Given request: Copy exactly the lines from the line containing "What matplotlib code" to the line containing "plt.rcParams['hatch.color'] = '#b4b4b4'", both lines included, and omit any pictures.

Working data:

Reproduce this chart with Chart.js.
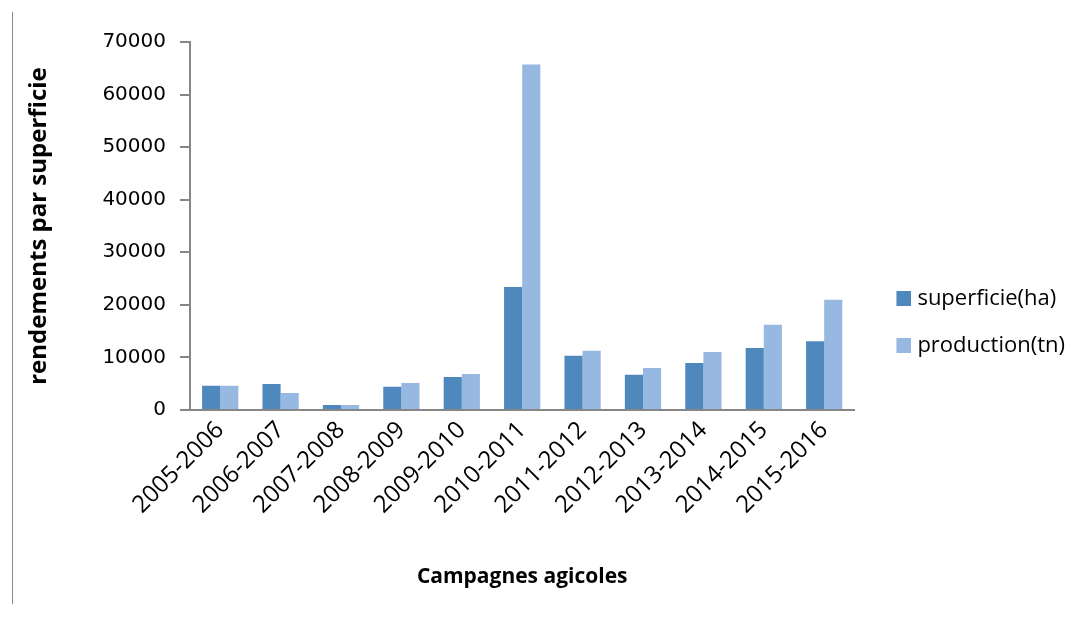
<!DOCTYPE html>
<html>
<head>
<meta charset="utf-8">
<script src="https://cdn.jsdelivr.net/npm/chart.js@4/dist/chart.umd.min.js"></script>
<style>
  html, body { margin: 0; padding: 0; background: #ffffff; }
  #wrap { position: relative; width: 1078px; height: 617px; }
  #frame { position: absolute; left: 12px; top: 12px; width: 0; height: 592px; border-left: 1px solid #8a8a8a; }
  canvas { position: absolute; left: 0; top: 0; }
</style>
</head>
<body>
<div id="wrap">
  <div id="frame"></div>
  <canvas id="c" width="1078" height="617"></canvas>
</div>
<script>
const campagnes = ["2005-2006","2006-2007","2007-2008","2008-2009","2009-2010","2010-2011","2011-2012","2012-2013","2013-2014","2014-2015","2015-2016"];
const superficie = [4600, 4950, 950, 4400, 6300, 23400, 10300, 6700, 8950, 11800, 13100];
const production = [4600, 3250, 950, 5150, 6850, 65700, 11250, 8000, 11050, 16200, 20950];
const yTicks = [0, 10000, 20000, 30000, 40000, 50000, 60000, 70000];

const axisGray = '#868686';
const colors = ['#4F88BD', '#97B8E0'];

// legend swatch: 15x15 square at the right end of a wider transparent image
function makeSwatch(color) {
  const c = document.createElement('canvas');
  c.width = 37; c.height = 15;
  const g = c.getContext('2d');
  g.fillStyle = color;
  g.fillRect(22, 0, 15, 15);
  return c;
}
const swatches = colors.map(makeSwatch);

new Chart(document.getElementById('c'), {
  type: 'bar',
  data: {
    labels: campagnes,
    datasets: [
      { label: 'superficie(ha)', data: superficie, backgroundColor: colors[0], categoryPercentage: 0.6, barPercentage: 1.0 },
      { label: 'production(tn)', data: production, backgroundColor: colors[1], categoryPercentage: 0.6, barPercentage: 1.0 }
    ]
  },
  options: {
    responsive: false,
    animation: false,
    layout: { padding: { left: 22, top: 42, right: 3, bottom: 15 } },
    plugins: {
      tooltip: { enabled: false },
      legend: {
        position: 'right',
        align: 'center',
        labels: {
          usePointStyle: true,
          pointStyleWidth: 27,
          boxHeight: 15,
          padding: 25,
          color: '#000000',
          font: { family: 'Open Sans', size: 22 },
          generateLabels: (chart) => Chart.defaults.plugins.legend.labels.generateLabels(chart)
            .map((item, i) => Object.assign(item, { pointStyle: swatches[i] }))
        }
      }
    },
    scales: {
      x: {
        grid: { display: false, drawTicks: false },
        border: { display: true, color: axisGray, width: 2 },
        afterFit: (axis) => { axis.height = 192; },
        ticks: {
          autoSkip: false,
          maxRotation: 45,
          minRotation: 45,
          padding: 6,
          color: '#000000',
          font: { family: 'Open Sans', size: 24 }
        },
        title: {
          display: true,
          text: 'Campagnes agicoles',
          color: '#000000',
          font: { family: 'Open Sans', size: 21, weight: 'bold' },
          padding: { top: 0, bottom: 12 }
        }
      },
      y: {
        min: 0,
        max: 70000,
        afterBuildTicks: (axis) => { axis.ticks = yTicks.map(v => ({ value: v })); },
        afterFit: (axis) => { axis.width = 168; },
        grid: { display: true, drawOnChartArea: false, drawTicks: true, tickLength: 10, color: axisGray, lineWidth: 2 },
        border: { display: true, color: axisGray, width: 2 },
        ticks: {
          padding: 14,
          color: '#000000',
          font: { family: 'DejaVu Sans', size: 20 },
          callback: (v) => String(v)
        },
        title: {
          display: true,
          text: 'rendements par superficie',
          color: '#000000',
          font: { family: 'Open Sans', size: 24, weight: 'bold' },
          padding: { top: 3, bottom: 0 }
        }
      }
    }
  }
});
</script>
</body>
</html>
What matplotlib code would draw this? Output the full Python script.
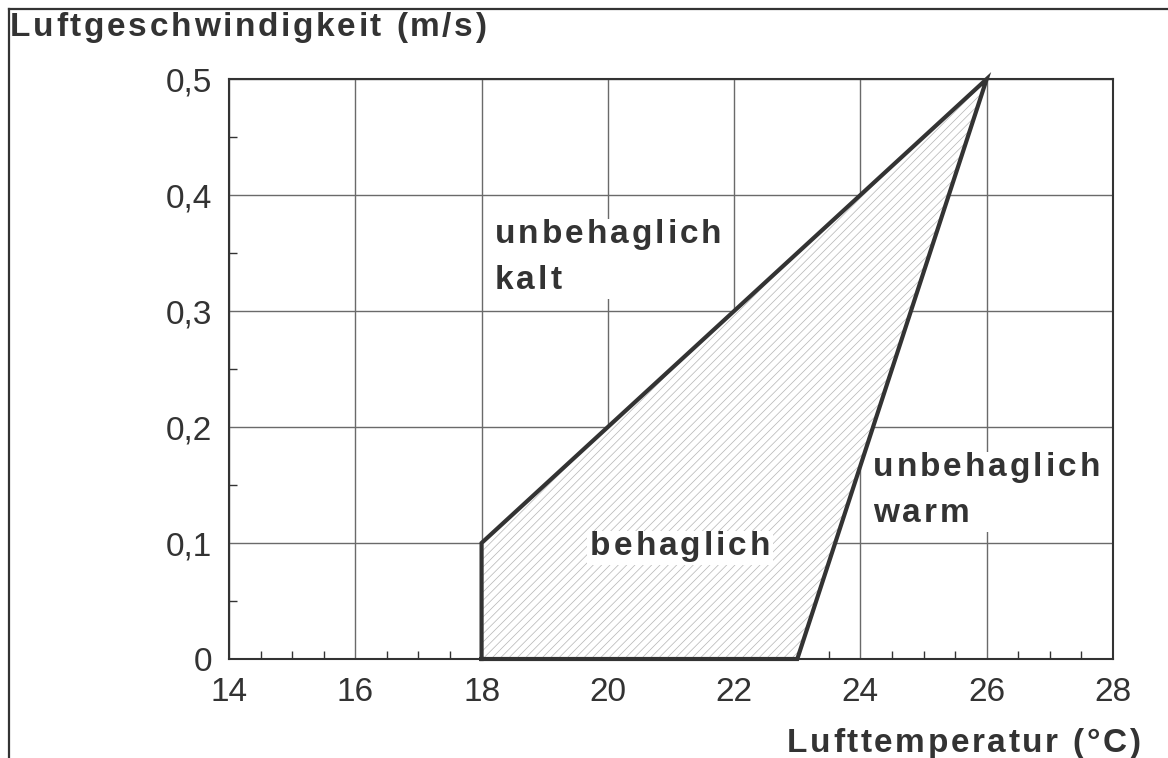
import matplotlib.pyplot as plt
from matplotlib.lines import Line2D
from matplotlib.patches import Rectangle
from matplotlib.font_manager import FontProperties, findfont, get_font
from matplotlib.ticker import FixedLocator, MultipleLocator

plt.rcParams['font.family'] = ['Liberation Sans', 'DejaVu Sans']
plt.rcParams['hatch.linewidth'] = 0.5
plt.rcParams['hatch.color'] = '#b4b4b4'

# comfort zone (temperature °C, air speed m/s)
zone_temp = [18, 18, 26, 23, 18]
zone_speed = [0, 0.1, 0.5, 0, 0]

x_ticks = [14, 16, 18, 20, 22, 24, 26, 28]
y_ticks = [0, 0.1, 0.2, 0.3, 0.4, 0.5]
y_labels = ['0', '0,1', '0,2', '0,3', '0,4', '0,5']

# region labels: (x, y of first baseline, lines)
labels = [(18.21, 0.3586, ['unbehaglich', 'kalt']),
          (24.20, 0.1578, ['unbehaglich', 'warm']),
          (19.72, 0.0897, ['behaglich'])]

dark = '#333333'
W, H = 1168, 758
DPI = 100

fig = plt.figure(figsize=(W / DPI, H / DPI), dpi=DPI)
ax = fig.add_axes((229 / W, 1 - 659 / H, 884 / W, 580 / H))


def adv_widths(s, size, weight):
    fp = FontProperties(family=['Liberation Sans'], weight=weight, size=size)
    font = get_font(findfont(fp))
    font.set_size(size, DPI)
    return [font.load_char(ord(c)).linearHoriAdvance / 65536 for c in s]


def spaced_text(px, py, s, size=24, track=3.0, ha='left', weight='bold', z=6):
    # draw text char by char (letter spacing), px/py in pixels from bottom-left
    ws = adv_widths(s, size, weight)
    total = sum(ws) + track * (len(s) - 1)
    x0 = px - total if ha == 'right' else px
    x = x0
    for c, w in zip(s, ws):
        fig.text(x / W, py / H, c, fontsize=size, fontweight=weight, color=dark,
                 ha='left', va='baseline', zorder=z)
        x += w + track
    return x0, total


ax.fill(zone_temp, zone_speed, facecolor='white', hatch='////',
        edgecolor='#b4b4b4', linewidth=0, zorder=2)
ax.plot(zone_temp, zone_speed, color=dark, linewidth=3, zorder=4,
        solid_joinstyle='miter', clip_on=False)

ax.set_xlim(14, 28)
ax.set_ylim(0, 0.5)
ax.xaxis.set_major_locator(FixedLocator(x_ticks))
ax.xaxis.set_minor_locator(MultipleLocator(0.5))
ax.yaxis.set_major_locator(FixedLocator(y_ticks))
ax.set_yticklabels(y_labels)
ax.yaxis.set_minor_locator(MultipleLocator(0.05))

ax.grid(True, which='major', color='#6a6a6a', linewidth=1.0, zorder=1)
ax.set_axisbelow(True)
ax.tick_params(which='major', length=0, labelsize=24, colors=dark, pad=12)
ax.tick_params(axis='x', which='major', pad=13)
ax.tick_params(which='minor', direction='in', length=6, width=1, color=dark)
for s in ax.spines.values():
    s.set_color(dark)
    s.set_linewidth(1.5)
    s.set_zorder(5)

line_gap = 46  # px between baselines
for x, y, lines in labels:
    px, py = ax.transData.transform((x, y))
    boxes = []
    for i, t in enumerate(lines):
        x0, w = spaced_text(px, py - i * line_gap, t)
        boxes.append(w)
    # white background behind the label block
    top = py + 24
    bottom = py - (len(lines) - 1) * line_gap - 10
    fig.add_artist(Rectangle((px - 3, bottom), max(boxes) + 6, top - bottom,
                             transform=None, facecolor='white',
                             edgecolor='none', zorder=5.5))

spaced_text(10, H - 36, 'Luftgeschwindigkeit (m/s)', track=2.7)
spaced_text(1140, H - 752, 'Lufttemperatur (°C)', track=2.6, ha='right')

# outer frame (top and left only)
fig.add_artist(Line2D([0.0075, 1.0], [0.9875, 0.9875], transform=fig.transFigure,
                      color=dark, linewidth=1.6))
fig.add_artist(Line2D([0.0075, 0.0075], [0.0, 0.9875], transform=fig.transFigure,
                      color=dark, linewidth=1.6))

fig.savefig('out.png', dpi=DPI)
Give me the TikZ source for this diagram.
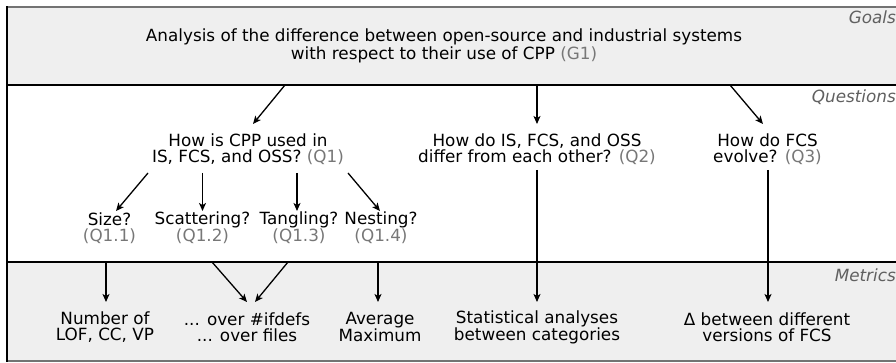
\documentclass[tikz,border=0pt]{standalone}
\usepackage{fontspec}
\setmainfont{DejaVu Sans}
\usetikzlibrary{arrows.meta,calc}
\definecolor{bandgray}{HTML}{EFEFEF}
\definecolor{idgray}{HTML}{777777}
\definecolor{labgray}{HTML}{606060}
\newcommand\qid[1]{\textcolor{idgray}{#1}}
\begin{document}
\begin{tikzpicture}[x=1pt,y=1pt,
  txt/.style={font=\fontsize{16.8}{15.5}\selectfont, align=center, inner sep=0pt},
  lab/.style={font=\fontsize{16.8}{16}\selectfont\itshape, text=labgray, anchor=base east, inner sep=0pt},
  arr/.style={-{Stealth[length=8pt,width=7pt,inset=2pt]}, line width=1.3pt},
  divider/.style={line width=1.2pt, black},
  edge/.style={line width=1.2pt, black!55}]
\useasboundingbox (0,0) rectangle (896,363);
% bands
\fill[bandgray] (7,278) rectangle (910,356);
\fill[bandgray] (7,2) rectangle (910,101);
\draw[edge] (910,356) -- (7,356);
\draw[edge] (910,2) -- (7,2);
\draw[divider] (7,278) -- (910,278);
\draw[divider] (7,101) -- (910,101);
\draw[divider] (7,1.4) -- (7,356.6);
% band labels
\node[lab] (lg) at (896,339) {Goals};
\node[lab] (lq) at (896,260.5) {Questions};
\node[lab] (lm) at (896,81) {Metrics};
% goal
\node[txt] (g1) at (444,317) {Analysis of the difference between open-source and industrial systems\\with respect to their use of CPP \qid{(G1)}};
% questions
\node[txt] (q1) at (248,214) {How is CPP used in\\IS, FCS, and OSS? \qid{(Q1)}};
\node[txt] (q2) at (537,214) {How do IS, FCS, and OSS\\differ from each other? \qid{(Q2)}};
\node[txt] (q3) at (767.5,214) {How do FCS\\evolve? \qid{(Q3)}};
% sub-questions
\node[txt] (s1) at (109.5,135) {Size?\\\qid{(Q1.1)}};
\node[txt] (s2) at (202.5,135) {Scattering?\\\qid{(Q1.2)}};
\node[txt] (s3) at (299,135) {Tangling?\\\qid{(Q1.3)}};
\node[txt] (s4) at (381,135) {Nesting?\\\qid{(Q1.4)}};
% metrics
\node[txt] (m1) at (105,36) {Number of\\LOF, CC, VP};
\node[txt] (m2) at (247,36) {... over \#ifdefs\\... over files};
\node[txt] (m3) at (380,36) {Average\\Maximum};
\node[txt] (m4) at (537,36) {Statistical analyses\\between categories};
\node[txt] (m5) at (767,36) {Δ between different\\versions of FCS};
% connectors
\draw[arr] ($(g1.center)+(-159,-39)$) -- ($(q1.center)+(5,25)$);
\draw[arr] ($(g1.center)+(93,-39)$) -- ($(q2.center)+(0,25)$);
\draw[arr] ($(g1.center)+(286,-39)$) -- ($(q3.center)+(-4.5,25)$);
\draw[arr] ($(q1.center)+(-100,-24)$) -- ($(s1.center)+(6.5,17)$);
\draw[arr] ($(q1.center)+(-45.5,-24)$) -- ($(s2.center)+(0,17)$);
\draw[arr] ($(q1.center)+(49,-24)$) -- ($(s3.center)+(-2,17)$);
\draw[arr] ($(q1.center)+(100,-24)$) -- ($(s4.center)+(-1,17)$);
\draw[arr] ($(s1.center)+(-3.5,-34)$) -- ($(m1.center)+(1,25)$);
\draw[arr] ($(s2.center)+(9.5,-34)$) -- ($(m2.center)+(0,25)$);
\draw[arr] ($(s3.center)+(-11,-34)$) -- ($(m2.center)+(8,25)$);
\draw[arr] ($(s4.center)+(-3,-34)$) -- ($(m3.center)+(-2,25)$);
\draw[arr] ($(q2.center)+(0,-21)$) -- ($(m4.center)+(0,25)$);
\draw[arr] ($(q3.center)+(0.5,-21)$) -- ($(m5.center)+(1,25)$);
\end{tikzpicture}
\end{document}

Result below:
What matplotlib code would draw this? Output the full Python script.
import matplotlib.pyplot as plt
from matplotlib.lines import Line2D
from matplotlib.patches import Rectangle
from matplotlib.font_manager import FontProperties, findfont, get_font
from matplotlib.ticker import FixedLocator, MultipleLocator

plt.rcParams['font.family'] = ['Liberation Sans', 'DejaVu Sans']
plt.rcParams['hatch.linewidth'] = 0.5
plt.rcParams['hatch.color'] = '#b4b4b4'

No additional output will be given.